Rather than pretending it doesn’t exist, more and more pawn businesses are tackling this issue in public. (Maybe it helps that the reputation of non-fringe lenders has gotten more seedy since 2008.)
Anyhow, Robbie Whitten has a good, succinct response to that question:
We’ve been fighting negative images for years. Pawn shops can be kind of shady, but the reality TV shows have been a big boost to the industry and its reputation. Now a lot of mom-and-pop shops are cleaning up their stores to take advantage of the interest.
There are a lot of new customers coming in who say they’ve never been in a pawn shop and want to check it out. We don’t want them to feel like they’re in a pawn shop. On one side we want them to think they’re in a fine jewelry store, and in the sporting goods section we want them to think they’re in a Bass Pro shop, with a department store in between.
Later in the interview, Whitten says:
There are lots of guys, like real-estate agents, who were making six figures that are now living on 40 grand. They can’t borrow $3,000 or $4,000 from the bank anymore–they just don’t make those types of personal loans. The term we like to use in the industry is “underbanked.” But these people have lots of nice tangible assets. They might have a Rolex or a $500 Ping driver they can sell.
That’s where Kamaaina Loan gets a lot of its resale merchandise. We even have a Private Viewing Room for customers who (we think) are either embarrassed to be seen in the pawn lobby or, perhaps, don;t want to be seen making a $50,000 cash transaction.
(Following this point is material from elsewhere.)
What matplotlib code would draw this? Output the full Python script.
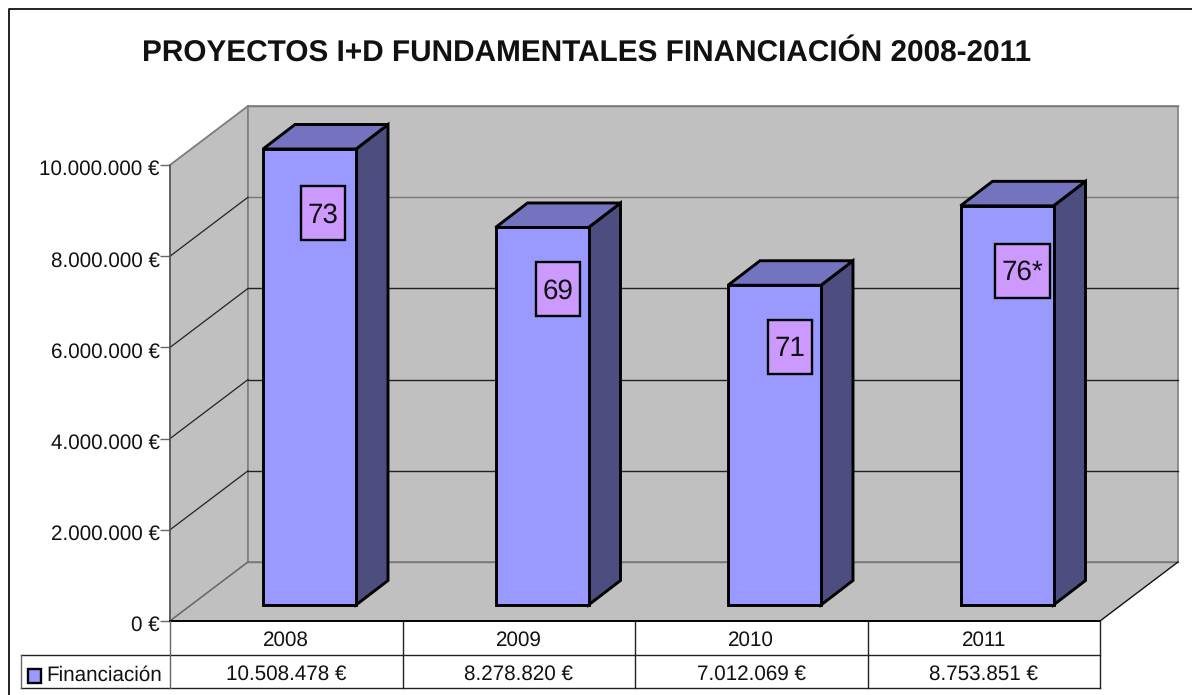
import matplotlib
matplotlib.use("Agg")
import matplotlib.pyplot as plt
from matplotlib.patches import Polygon, Rectangle
from matplotlib.transforms import ScaledTranslation

plt.rcParams['font.family'] = ['Liberation Sans', 'DejaVu Sans']
plt.rcParams['text.hinting'] = 'none'

years = ["2008", "2009", "2010", "2011"]
financiacion = [10508478, 8278820, 7012069, 8753851]
table_values = ["10.508.478 €", "8.278.820 €", "7.012.069 €", "8.753.851 €"]
project_labels = ["73", "69", "71", "76*"]
y_ticks = [0, 2000000, 4000000, 6000000, 8000000, 10000000]
y_tick_labels = ["0 €", "2.000.000 €", "4.000.000 €", "6.000.000 €", "8.000.000 €", "10.000.000 €"]
series_name = "Financiación"
title = "PROYECTOS I+D FUNDAMENTALES FINANCIACIÓN 2008-2011"

y_max = 10000000

# scales: one category = 232.5 px, one million = 45.6 px
px_x = 1 / 232.5
px_y = 1e6 / 45.6
W, H = 1192, 695
x0_px, y0_px = 170, 621

# depth of the box and of the bars
depth_x, depth_y = 78 * px_x, 59 * px_y
bar_dx, bar_dy = 32 * px_x, 24.5 * px_y
bar_base = 16 * px_y
bar_left, bar_w = 0.4, 0.4
row1, row2 = -34 * px_y, -67 * px_y
n = len(years)

# small hand nudges for the number boxes, in px (x to the right, y downwards)
nudge_x = [-1, 2, 1, -2]
nudge_y = [0, -2, -2, 1]

fig = plt.figure(figsize=(W / 100, H / 100), dpi=100)
ax = fig.add_axes([0, 0, 1, 1])
ax.set_xlim(-x0_px * px_x, (W - x0_px) * px_x)
ax.set_ylim((y0_px - H) * px_y, y0_px * px_y)
ax.patch.set_visible(False)

for s in ["top", "right", "bottom"]:
    ax.spines[s].set_visible(False)
ax.spines["left"].set_position(("data", 0))
ax.spines["left"].set_bounds(0, y_max)
ax.spines["left"].set_color("#555555")
ax.spines["left"].set_linewidth(1.1)
ax.set_xticks([])
ax.set_yticks(y_ticks)
ax.set_yticklabels(y_tick_labels, fontsize=14.9, color="#111111")
ax.tick_params(axis="y", length=7, width=1, color="#666666", pad=0.5)
for lab in ax.get_yticklabels():
    lab.set_transform(lab.get_transform() + ScaledTranslation(0, -2.5 / 100, fig.dpi_scale_trans))

wall = "#C0C0C0"
wall_edge = "#808080"

# walls and floor
ax.add_patch(Polygon([(0, 0), (0, y_max), (depth_x, y_max + depth_y), (depth_x, depth_y)],
                     fc=wall, ec=wall_edge, lw=1.2, zorder=1))
ax.add_patch(Polygon([(depth_x, depth_y), (depth_x, y_max + depth_y),
                      (n + depth_x, y_max + depth_y), (n + depth_x, depth_y)],
                     fc=wall, ec=wall_edge, lw=1.2, zorder=1))
ax.add_patch(Polygon([(0, 0), (n, 0), (n + depth_x, depth_y), (depth_x, depth_y)],
                     fc=wall, ec="none", zorder=1))

# gridlines
for t in y_ticks:
    c = "#777777" if t in (0, 8000000, y_max) else "#222222"
    ax.plot([depth_x, n + depth_x], [t + depth_y, t + depth_y], color=c, lw=1, zorder=2)
    if t > 0 and t < y_max:
        ax.plot([0, depth_x], [t, t + depth_y], color="#222222", lw=0.9, zorder=2)
ax.plot([0, depth_x], [0, depth_y], color="#666666", lw=1, zorder=2)
ax.plot([0, depth_x], [y_max, y_max + depth_y], color=wall_edge, lw=1, zorder=2)
ax.plot([n, n + depth_x], [0, depth_y], color="#111111", lw=1, zorder=2)

# bars (clipped at the axis max like the original)
for i, v in enumerate(financiacion):
    x1 = i + bar_left
    x2 = x1 + bar_w
    y1 = bar_base
    y2 = bar_base + min(v, y_max)
    k = dict(ec="black", lw=2.1, joinstyle="miter", zorder=4)
    ax.add_patch(Polygon([(x2, y1), (x2 + bar_dx, y1 + bar_dy), (x2 + bar_dx, y2 + bar_dy), (x2, y2)],
                         fc="#4D4D80", **k))
    ax.add_patch(Polygon([(x1, y2), (x2, y2), (x2 + bar_dx, y2 + bar_dy), (x1 + bar_dx, y2 + bar_dy)],
                         fc="#7373BF", **k))
    ax.add_patch(Polygon([(x1, y1), (x2, y1), (x2, y2), (x1, y2)], fc="#9999FF", **k))

    # label box with the number of projects
    lab_x = x1 + bar_w / 2 + (14 + nudge_x[i]) * px_x
    if len(project_labels[i]) > 2:
        lab_x += 3 * px_x
    lab_y = y2 - (64 + nudge_y[i]) * px_y
    ax.text(lab_x + 0.5 * px_x, lab_y - 2 * px_y, project_labels[i], fontsize=20, ha="center", va="center",
            color="#111111", zorder=6)
    box_w = (44 if len(project_labels[i]) == 2 else 55) * px_x
    box_h = 54 * px_y
    ax.add_patch(Rectangle((lab_x - box_w / 2, lab_y - box_h / 2), box_w, box_h,
                           fc="#CC99FF", ec="black", lw=1.7, zorder=5))

# data table under the chart
legend_left = -149 * px_x
ax.plot([0, n], [0, 0], color="black", lw=1.4, zorder=3)
ax.plot([legend_left, n], [row1, row1], color="#222222", lw=1, zorder=3)
ax.plot([legend_left, n], [row2, row2], color="#222222", lw=1, zorder=3)
ax.plot([legend_left, legend_left], [row1, row2], color="#666666", lw=1, zorder=3)
ax.plot([0, 0], [0, row2], color="#666666", lw=1, zorder=3)
for i in range(1, n + 1):
    ax.plot([i, i], [0, row2], color="#222222", lw=1, zorder=3)
for i in range(n):
    ax.text(i + 0.5, row1 / 2 - 2 * px_y, years[i], fontsize=14.9, ha="center", va="center", color="#111111")
    ax.text(i + 0.5, (row1 + row2) / 2 - 3 * px_y, table_values[i], fontsize=14.9, ha="center", va="center", color="#111111")

key_y = (row1 + row2) / 2 - 4 * px_y
ax.add_patch(Rectangle((legend_left + 6.5 * px_x, key_y - 7 * px_y), 13 * px_x, 14 * px_y,
                       fc="#9999FF", ec="black", lw=1.7, zorder=4))
ax.text(legend_left + 25 * px_x, key_y, series_name, fontsize=14.9, ha="left", va="center", color="#111111")

# outer frame of the chart area
ax.plot([8.5 / W, 8.5 / W, 1], [0, 1 - 8.5 / H, 1 - 8.5 / H], color="#111111", lw=1.3,
        transform=ax.transAxes, clip_on=False)

ax.text(587 / W, 1 - 53 / H, title, fontsize=21.45, fontweight="bold", ha="center", va="center",
        color="#111111", transform=ax.transAxes)

fig.savefig("out.png", dpi=100)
Economists list pawn shops as “fringe banking” institutions, because they serve what Whitten calls the “underbanked.” At least a quarter of Americans don’t have an account with a commercial bank. And not all of them are wearing Rolexes.
We prefer to think of ourselves as the most democratic of all “banks.” If your income is $100,00o-plus, we’ll be happy to serve you. And if it’s $10,0o0-minus, we’ll be happy to serve you.